Is it because I am single? Is this mantle of suddenly becoming revered too much? Is it the church? No. Well, perhaps it is some of these things, but not really. It's really just that I'm lonely and I haven't the foggiest idea what to do about it. Today is my six month anniversary in my new city. It may be delightful ironic that it is April Fool's Day. Or it might just be mean. I'm not sure.

It was also my birthday yesterday. I can safely and honestly admit that it was the worst birthday of my entire life. As friends and loved ones called to wish me birthday cheer, I sank deeper and deeper. On the eve of my birthday, I cried myself to sleep because I miss my friends. For several years, I have had my own tradition of gathering my favorite people around one table for food and wine. Last year, it was Italian food. A fabulous relatively cheap spot in New York with 12 of my favorite people. It was wonderful. I spoke with one of these friends yesterday as I weighed the pros and cons of having dinner at a restaurant alone or eating at home. Treating myself sounded like a nice idea, but this was after the third phone call and my eyes had become red and puffy.

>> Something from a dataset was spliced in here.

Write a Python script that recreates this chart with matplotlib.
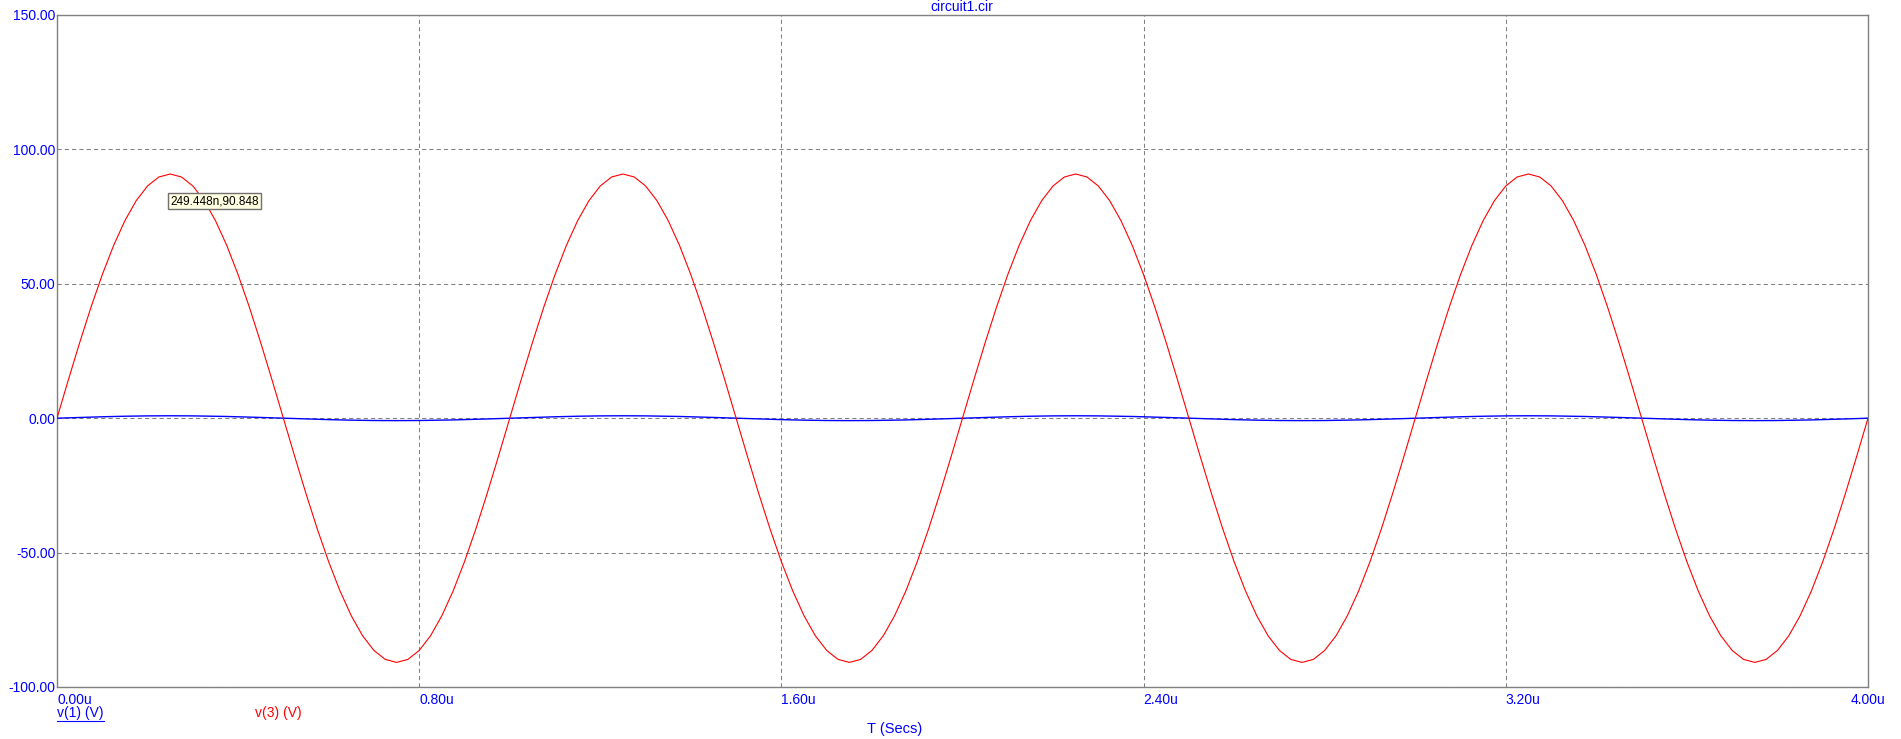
import numpy as np
import matplotlib
matplotlib.use("Agg")
import matplotlib.pyplot as plt
from matplotlib.lines import Line2D

# time axis (microseconds), sampled every 25 ns
t_us = np.linspace(0.0, 4.0, 161)

# v(3), one half cycle per row
v3 = [
    0.00, 14.21, 28.07, 41.25, 53.40, 64.24, 73.50, 80.95, 86.40, 89.73,
    90.85, 89.73, 86.40, 80.95, 73.50, 64.24, 53.40, 41.25, 28.07, 14.21,
    0.00, -14.21, -28.07, -41.25, -53.40, -64.24, -73.50, -80.95, -86.40, -89.73,
    -90.85, -89.73, -86.40, -80.95, -73.50, -64.24, -53.40, -41.25, -28.07, -14.21,
    0.00, 14.21, 28.07, 41.25, 53.40, 64.24, 73.50, 80.95, 86.40, 89.73,
    90.85, 89.73, 86.40, 80.95, 73.50, 64.24, 53.40, 41.25, 28.07, 14.21,
    0.00, -14.21, -28.07, -41.25, -53.40, -64.24, -73.50, -80.95, -86.40, -89.73,
    -90.85, -89.73, -86.40, -80.95, -73.50, -64.24, -53.40, -41.25, -28.07, -14.21,
    0.00, 14.21, 28.07, 41.25, 53.40, 64.24, 73.50, 80.95, 86.40, 89.73,
    90.85, 89.73, 86.40, 80.95, 73.50, 64.24, 53.40, 41.25, 28.07, 14.21,
    0.00, -14.21, -28.07, -41.25, -53.40, -64.24, -73.50, -80.95, -86.40, -89.73,
    -90.85, -89.73, -86.40, -80.95, -73.50, -64.24, -53.40, -41.25, -28.07, -14.21,
    0.00, 14.21, 28.07, 41.25, 53.40, 64.24, 73.50, 80.95, 86.40, 89.73,
    90.85, 89.73, 86.40, 80.95, 73.50, 64.24, 53.40, 41.25, 28.07, 14.21,
    0.00, -14.21, -28.07, -41.25, -53.40, -64.24, -73.50, -80.95, -86.40, -89.73,
    -90.85, -89.73, -86.40, -80.95, -73.50, -64.24, -53.40, -41.25, -28.07, -14.21,
    0.00,
]

# v(1): small trace near zero, in phase with v(3)
v1 = [
    0.00, 0.14, 0.28, 0.41, 0.53, 0.64, 0.73, 0.80, 0.86, 0.89,
    0.90, 0.89, 0.86, 0.80, 0.73, 0.64, 0.53, 0.41, 0.28, 0.14,
    0.00, -0.14, -0.28, -0.41, -0.53, -0.64, -0.73, -0.80, -0.86, -0.89,
    -0.90, -0.89, -0.86, -0.80, -0.73, -0.64, -0.53, -0.41, -0.28, -0.14,
    0.00, 0.14, 0.28, 0.41, 0.53, 0.64, 0.73, 0.80, 0.86, 0.89,
    0.90, 0.89, 0.86, 0.80, 0.73, 0.64, 0.53, 0.41, 0.28, 0.14,
    0.00, -0.14, -0.28, -0.41, -0.53, -0.64, -0.73, -0.80, -0.86, -0.89,
    -0.90, -0.89, -0.86, -0.80, -0.73, -0.64, -0.53, -0.41, -0.28, -0.14,
    0.00, 0.14, 0.28, 0.41, 0.53, 0.64, 0.73, 0.80, 0.86, 0.89,
    0.90, 0.89, 0.86, 0.80, 0.73, 0.64, 0.53, 0.41, 0.28, 0.14,
    0.00, -0.14, -0.28, -0.41, -0.53, -0.64, -0.73, -0.80, -0.86, -0.89,
    -0.90, -0.89, -0.86, -0.80, -0.73, -0.64, -0.53, -0.41, -0.28, -0.14,
    0.00, 0.14, 0.28, 0.41, 0.53, 0.64, 0.73, 0.80, 0.86, 0.89,
    0.90, 0.89, 0.86, 0.80, 0.73, 0.64, 0.53, 0.41, 0.28, 0.14,
    0.00, -0.14, -0.28, -0.41, -0.53, -0.64, -0.73, -0.80, -0.86, -0.89,
    -0.90, -0.89, -0.86, -0.80, -0.73, -0.64, -0.53, -0.41, -0.28, -0.14,
    0.00,
]

x_ticks = [0.0, 0.8, 1.6, 2.4, 3.2, 4.0]
x_tick_labels = ["0.00u", "0.80u", "1.60u", "2.40u", "3.20u", "4.00u"]
y_ticks = [-100, -50, 0, 50, 100, 150]

cursor_t, cursor_v = 0.249448, 90.848

plt.rcParams['font.family'] = ['Liberation Sans', 'DejaVu Sans']

fig = plt.figure(figsize=(19.01, 7.39), dpi=100)
ax = fig.add_axes([57 / 1901, 52 / 739, (1868 - 57) / 1901, (687 - 15) / 739])

ax.plot(t_us, v1, color='#0000ff', lw=1.0, zorder=3)
ax.plot(t_us, v3, color='#ff0000', lw=0.8, zorder=4)

ax.set_xlim(0, 4.0)
ax.set_ylim(-100, 150)
ax.set_xticks(x_ticks)
ax.set_xticklabels(x_tick_labels)
ax.set_yticks(y_ticks)
ax.set_yticklabels([f"{v:.2f}" for v in y_ticks])
ax.tick_params(length=0, labelsize=10, labelcolor='#0000ff')
ax.tick_params(axis='x', pad=4)
ax.tick_params(axis='y', pad=1)
for lab in ax.get_xticklabels()[:-1]:
    lab.set_ha('left')
ax.get_xticklabels()[-1].set_ha('center')

ax.grid(True, color='#808080', lw=0.75, linestyle=(0, (4, 3)))
for s in ax.spines.values():
    s.set_color('#808080')
    s.set_linewidth(1.0)

fig.text(962 / 1901, 1 - 7 / 739, "circuit1.cir", color='#0000ff',
         fontsize=10, ha='center', va='center')
fig.text(57 / 1901, 1 - 713 / 739, "v(1) (V)", color='#0000ff',
         fontsize=10, ha='left', va='center')
fig.add_artist(Line2D([57 / 1901, 104 / 1901], [1 - 721 / 739, 1 - 721 / 739],
                      color='#0000ff', lw=0.8))
fig.text(255 / 1901, 1 - 713 / 739, "v(3) (V)", color='#ff0000',
         fontsize=10, ha='left', va='center')
fig.text(867 / 1901, 1 - 729 / 739, "T (Secs)", color='#0000ff',
         fontsize=10.5, ha='left', va='center')

# cursor readout box
ax.annotate(f"{cursor_t * 1000:.3f}n,{cursor_v:.3f}", xy=(cursor_t, cursor_v),
            xytext=(170 / 1901, 1 - 201 / 739), textcoords='figure fraction',
            fontsize=8.5, color='black', ha='left', va='center', zorder=6,
            bbox=dict(boxstyle='square,pad=0.2', fc='#ffffe1', ec='#707070', lw=1.0))

fig.savefig("out.png", dpi=100)
plt.close('all')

It's too embarassing. It's too honest. It's too true. And as I start my Holy Week journey, I find myself tear-stained -- longing for grace. And I hope it will come eventually, as Anne Lamott seems to want me to believe. Right now, I feel stubborn. Even though I just started her new book (and I'm so excited she has a new book), I don't feel ready for grace. How's that for irony? I don't want to see it. I won't allow those strange moments in -- like the congregant who lunged into a hug after worship today. She patted my back as she pulled me a little closer. "I'm so, so, so glad you are here" she whispered loudly into my ear. "I just love your energy and enthusiasm. I don't know what I did without it." Grace, Anne Lamott would remind me. God might even point to that moment as well. See? See? I love you and I'm still looking out for you, rings the voice of Sophia. But, I'm not ready. I would love to move toward grace as readily as I'm able to admit that I'm thinking about physically moving my location. But, I'm not moving. Not really. I'm stuck. And I just want to move just a little closer toward grace.